Verst verwijderde quasar met ALMA ontdekt

Artistieke impressie van de quasar J0313–1806. Credit: NOIRLab/NSF/AURA/J. da Silva

Sterrenkundigen hebben met behulp van de Atacama Large Millimeter/submillimeter Array (ALMA)-telescoop in Chili een quasar ontdekt die de nieuwe recordhouder in afstand is, zo werd vandaag bekend gemaakt op de 237e bijeenkomst van de American Astronomical Society. Het gaat om de quasar J0313-1806, die meer dan 13 miljard lichtjaar van ons vandaan staat en die in z’n kern een superzwaar zwart gat bevat dat 1,6 miljard keer zo zwaar is als de zon. De lichtkracht van J0313-1806 is maar liefst duizend keer zo groot als de lichtkracht van het Melkwegstelsel. J0313-1806 bestond al toen het heelal nog maar 670 miljoen jaar oud was en dat levert gelijk al een groot probleem op voor de sterrenkundigen: hoe kon een quasar met zo’n superzwaar zwart gat zo kort na de oerknal al bestaan? Met de ontdekking van J0313-1806, welke bevestigd is door andere waarnemingen gedaan met de 6,5-meter Magellan Baade telescoop, de Gemini North én South telescopen, kunnen feitelijk twee hypotheses hoe superzware zwarte gaten ontstaan in de prullenbak. De ene hypothese zegt dat ze ontstaan als er een reeks zware sterren is die als supernovae exploderen en die vervolgens zwarte gaten vormen, die daarna samensmelten tot een superzwaar zwart gat. De andere hypothese wordt gesteld dat er een zware cluster van sterren is die ineenkrimpt tot een superzwaar zwart gat. Beide hypothesen hebben een veel langere tijd nodig om tot het onstaan van zo’n superzwaar zwart gat te komen als de feitelijke tijd die J0313-1806 nodig had om te groeien. Eén hypothese is overeind gebleven, namelijk dat zwarte gaten tot enorme proporties kunnen groeien als enorme hoeveelheden van oer-waterstof, afkomstig van de oerknal, aangetrokken worden door een ‘seed black hole’.

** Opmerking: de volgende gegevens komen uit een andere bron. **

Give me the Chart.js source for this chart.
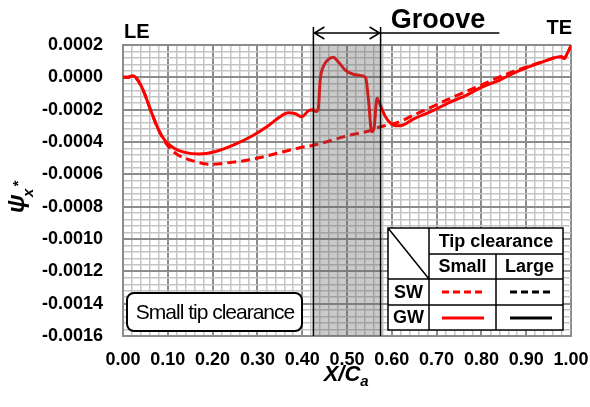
<!DOCTYPE html>
<html>
<head>
<meta charset="utf-8">
<script src="https://cdn.jsdelivr.net/npm/chart.js@4.4.1/dist/chart.umd.min.js"></script>
<style>
    body { margin: 0; background: #fff; }
    canvas { display: block; }
</style>
</head>
<body>
<canvas id="psi__canvas" width="590" height="407"></canvas>
<script>
// values (X/Ca, psi_x*)
var gwX = [0.000, 0.010, 0.022, 0.030, 0.040, 0.048, 0.063, 0.078, 0.093, 0.115, 0.138, 0.170, 0.205, 0.246, 0.290, 0.321, 0.350, 0.369, 0.385, 0.399, 0.414, 0.425, 0.431, 0.436, 0.440, 0.447, 0.458, 0.469, 0.480, 0.496, 0.514, 0.536, 0.542, 0.548, 0.555, 0.560, 0.567, 0.574, 0.585, 0.596, 0.611, 0.625, 0.648, 0.693, 0.723, 0.767, 0.797, 0.842, 0.871, 0.916, 0.946, 0.968, 0.978, 0.985, 0.992, 1.000];
var gwY = [0.000000, 0.000000, 0.000010, -0.000005, -0.000050, -0.000100, -0.000213, -0.000316, -0.000388, -0.000440, -0.000464, -0.000474, -0.000460, -0.000420, -0.000360, -0.000306, -0.000245, -0.000219, -0.000225, -0.000244, -0.000207, -0.000200, -0.000212, -0.000192, -0.000020, 0.000066, 0.000110, 0.000124, 0.000097, 0.000045, 0.000019, 0.000008, -0.000006, -0.000140, -0.000336, -0.000320, -0.000130, -0.000170, -0.000240, -0.000280, -0.000300, -0.000295, -0.000258, -0.000205, -0.000162, -0.000110, -0.000065, -0.000015, 0.000025, 0.000076, 0.000105, 0.000125, 0.000128, 0.000117, 0.000150, 0.000195];

var swX = [0.000, 0.010, 0.022, 0.030, 0.040, 0.048, 0.063, 0.078, 0.093, 0.105, 0.123, 0.160, 0.195, 0.230, 0.283, 0.358, 0.395, 0.425, 0.507, 0.555, 0.574, 0.596, 0.610, 0.648, 0.723, 0.797, 0.870, 0.916, 0.946, 0.968, 0.978, 0.985, 0.992, 1.000];
var swY = [0.000000, 0.000000, 0.000010, -0.000005, -0.000050, -0.000100, -0.000213, -0.000316, -0.000395, -0.000440, -0.000480, -0.000520, -0.000538, -0.000530, -0.000510, -0.000460, -0.000435, -0.000420, -0.000357, -0.000327, -0.000306, -0.000292, -0.000282, -0.000235, -0.000140, -0.000050, 0.000035, 0.000078, 0.000105, 0.000125, 0.000128, 0.000117, 0.000150, 0.000195];

var xTickLabels = ['0.00', '0.10', '0.20', '0.30', '0.40', '0.50', '0.60', '0.70', '0.80', '0.90', '1.00'];
var yTickLabels = ['-0.0016', '-0.0014', '-0.0012', '-0.0010', '-0.0008', '-0.0006', '-0.0004', '-0.0002', '0.0000', '0.0002'];

var grooveStart = 0.425;
var grooveEnd = 0.575;

var FONT = 'Arial, "Liberation Sans", sans-serif';
var MAJOR = '#8c8c8c';
var MINOR = '#c4c4c4';

function toPoints(xs, ys) {
    return xs.map(function (v, i) { return { x: v, y: ys[i] }; });
}

// white page, shaded groove band over the curves, texts and the legend table
var decor = {
    id: 'decor',
    beforeDraw: function (chart) {
        var ctx = chart.ctx;
        ctx.save();
        ctx.fillStyle = '#fff';
        ctx.fillRect(0, 0, chart.width, chart.height);
        ctx.restore();
    },
    afterDatasetsDraw: function (chart) {
        var ctx = chart.ctx, a = chart.chartArea, x = chart.scales.x;
        var g0 = x.getPixelForValue(grooveStart), g1 = x.getPixelForValue(grooveEnd);
        ctx.save();
        ctx.fillStyle = 'rgba(95,95,95,0.33)';
        ctx.fillRect(g0, a.top, g1 - g0, a.bottom - a.top);
        ctx.restore();
    },
    afterDraw: function (chart) {
        var ctx = chart.ctx, a = chart.chartArea, x = chart.scales.x;
        var g0 = x.getPixelForValue(grooveStart), g1 = x.getPixelForValue(grooveEnd);
        ctx.save();

        // groove limits + arrow
        ctx.strokeStyle = '#000';
        ctx.lineWidth = 1.5;
        ctx.beginPath();
        ctx.moveTo(g0, 27); ctx.lineTo(g0, a.bottom);
        ctx.moveTo(g1, 27); ctx.lineTo(g1, a.bottom);
        ctx.moveTo(g0, 33); ctx.lineTo(x.getPixelForValue(0.84), 33);
        ctx.moveTo(g0 + 11, 27); ctx.lineTo(g0 + 1, 33); ctx.lineTo(g0 + 11, 39);
        ctx.moveTo(g1 - 11, 27); ctx.lineTo(g1 - 1, 33); ctx.lineTo(g1 - 11, 39);
        ctx.stroke();

        ctx.fillStyle = '#000';
        ctx.textBaseline = 'alphabetic';
        ctx.font = 'bold 27px ' + FONT;
        ctx.textAlign = 'center';
        ctx.fillText('Groove', 438, 28);
        ctx.font = 'bold 20px ' + FONT;
        ctx.textAlign = 'left';
        ctx.fillText('LE', a.left + 1, 38);
        ctx.textAlign = 'right';
        ctx.fillText('TE', a.right + 1, 34);

        // x axis title
        ctx.textAlign = 'left';
        ctx.font = 'italic bold 22px ' + FONT;
        var w = ctx.measureText('X/C').width;
        var tx = (a.left + a.right) / 2 - (w + 10) / 2;
        ctx.fillText('X/C', tx, 381);
        ctx.font = 'italic bold 15px ' + FONT;
        ctx.fillText('a', tx + w, 386);

        // y axis title
        ctx.save();
        ctx.translate(20, 195);
        ctx.rotate(-Math.PI / 2);
        ctx.font = 'italic bold 24px ' + FONT;
        ctx.fillText('\u03c8', -18, 4);
        ctx.font = 'italic bold 15px ' + FONT;
        ctx.fillText('x', -2, 13);
        ctx.fillText('*', 8, 3);
        ctx.restore();

        // "Small tip clearance" box
        ctx.beginPath();
        ctx.roundRect(127, 293, 175, 38, 7);
        ctx.fillStyle = '#fff';
        ctx.fill();
        ctx.lineWidth = 2;
        ctx.strokeStyle = '#000';
        ctx.stroke();
        ctx.fillStyle = '#000';
        ctx.font = '21px ' + FONT;
        ctx.letterSpacing = '-1px';
        ctx.textAlign = 'center';
        ctx.fillText('Small tip clearance', 215, 319);
        ctx.letterSpacing = '0px';

        // legend table
        var L = 388, R = 563, T = 228, B = 330, c1 = 429, c2 = 496, r1 = 254, r2 = 279, r3 = 305;
        ctx.fillStyle = '#fff';
        ctx.fillRect(L, T, R - L, B - T);
        ctx.lineWidth = 1.5;
        ctx.beginPath();
        ctx.rect(L, T, R - L, B - T);
        ctx.moveTo(c1, T); ctx.lineTo(c1, B);
        ctx.moveTo(c2, r1); ctx.lineTo(c2, B);
        ctx.moveTo(c1, r1); ctx.lineTo(R, r1);
        ctx.moveTo(L, r2); ctx.lineTo(R, r2);
        ctx.moveTo(L, r3); ctx.lineTo(R, r3);
        ctx.moveTo(L, T); ctx.lineTo(c1, r2);
        ctx.stroke();

        ctx.fillStyle = '#000';
        ctx.font = 'bold 18px ' + FONT;
        ctx.textAlign = 'center';
        ctx.textBaseline = 'middle';
        ctx.fillText('Tip clearance', (c1 + R) / 2, (T + r1) / 2 + 1);
        ctx.fillText('Small', (c1 + c2) / 2, (r1 + r2) / 2 + 1);
        ctx.fillText('Large', (c2 + R) / 2, (r1 + r2) / 2 + 1);
        ctx.fillText('SW', (L + c1) / 2, (r2 + r3) / 2 + 1);
        ctx.fillText('GW', (L + c1) / 2, (r3 + B) / 2 + 1);

        function sample(x0, x1, yy, color, dash) {
            ctx.beginPath();
            ctx.setLineDash(dash);
            ctx.strokeStyle = color;
            ctx.lineWidth = 3;
            ctx.moveTo(x0, yy); ctx.lineTo(x1, yy);
            ctx.stroke();
        }
        sample(442, 484, 292, '#ff0000', [7, 4]);
        sample(510, 552, 292, '#000', [7, 4]);
        sample(442, 484, 318, '#ff0000', []);
        sample(510, 552, 318, '#000', []);
        ctx.restore();
    }
};

function noEdgePadding(s) {
    s.paddingLeft = 0;
    s.paddingRight = 0;
    s.paddingTop = 0;
    s.paddingBottom = 0;
}

var ctr = document.getElementById('psi__canvas');
var chart = new Chart(ctr, {
    type: 'line',
    data: {
        datasets: [{
            label: 'GW small',
            data: toPoints(gwX, gwY),
            borderColor: '#ff0000',
            borderWidth: 3,
            pointRadius: 0,
            fill: false,
            cubicInterpolationMode: 'monotone'
        }, {
            label: 'SW small',
            data: toPoints(swX, swY),
            borderColor: '#ff0000',
            borderWidth: 3,
            borderDash: [9, 5],
            pointRadius: 0,
            fill: false,
            cubicInterpolationMode: 'monotone'
        }]
    },
    options: {
        responsive: false,
        animation: false,
        events: [],
        layout: { padding: { top: 45, right: 19, left: 0, bottom: 0 } },
        plugins: { legend: { display: false }, tooltip: { enabled: false } },
        scales: {
            x: {
                type: 'linear',
                min: 0,
                max: 1,
                afterFit: function (s) { s.height = 71; noEdgePadding(s); },
                ticks: {
                    stepSize: 0.02,
                    autoSkip: false,
                    maxRotation: 0,
                    padding: 13,
                    color: '#000',
                    font: { family: FONT, size: 18, weight: 'bold' },
                    callback: function (v, i) { return i % 5 === 0 ? xTickLabels[i / 5] : ''; }
                },
                grid: {
                    drawTicks: false,
                    color: function (c) { return c.index % 5 === 0 ? MAJOR : MINOR; },
                    lineWidth: function (c) { return c.index % 5 === 0 ? 2 : 1.5; }
                },
                border: { color: MAJOR, width: 2 }
            },
            y: {
                min: -0.0016,
                max: 0.0002,
                afterFit: function (s) { s.width = 123; noEdgePadding(s); },
                ticks: {
                    stepSize: 0.00004,
                    autoSkip: false,
                    padding: 20,
                    color: '#000',
                    font: { family: FONT, size: 18, weight: 'bold' },
                    callback: function (v, i) { return i % 5 === 0 ? yTickLabels[i / 5] : ''; }
                },
                grid: {
                    drawTicks: false,
                    color: function (c) { return c.index % 5 === 0 ? MAJOR : MINOR; },
                    lineWidth: function (c) { return c.index % 5 === 0 ? 2 : 1.5; }
                },
                border: { color: MAJOR, width: 2 }
            }
        }
    },
    plugins: [decor]
});
</script>
</body>
</html>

Gelabelde versie van de afbeelding van J0313-1806. Credit: NOIRLab/NSF/AURA/J. da Silva

Quasar J0313-1806 is eigenlijk een sterrenstelsel, maar door de enorme afstand en door het feit dat het actieve zwarte gat het omringende sterrenstelsel overstraald zien we het stelsel niet. De waarnemingen met ALMA laten zien dat het stelsel een snelheid van stervorming heeft die 200 keer zo groot is als die van het Melkwegstelsel. Ook blijkt J0313-1806 een veelvraat te zijn: jaarlijks valt er zo’n 25 zonsmassa in het zwarte gat, zodat z’n omvang blijft toenemen. Toch is dat ook het begin van z’n einde, want  door die vreetbui spuwt het zwarte gat grote hoeveelheden geïoniseerd gas weg en dat zorgt er voor dat ‘ie z’n nabije omgeving helemaal leeg veegt, een proces dat quenching wordt genoemd. Dat zal er uiteindelijk voor zorgen dat de stervorming in het stelsel stopt en dat het zwarte gat minder voedsel zal krijgen. Bron: Eurekalert.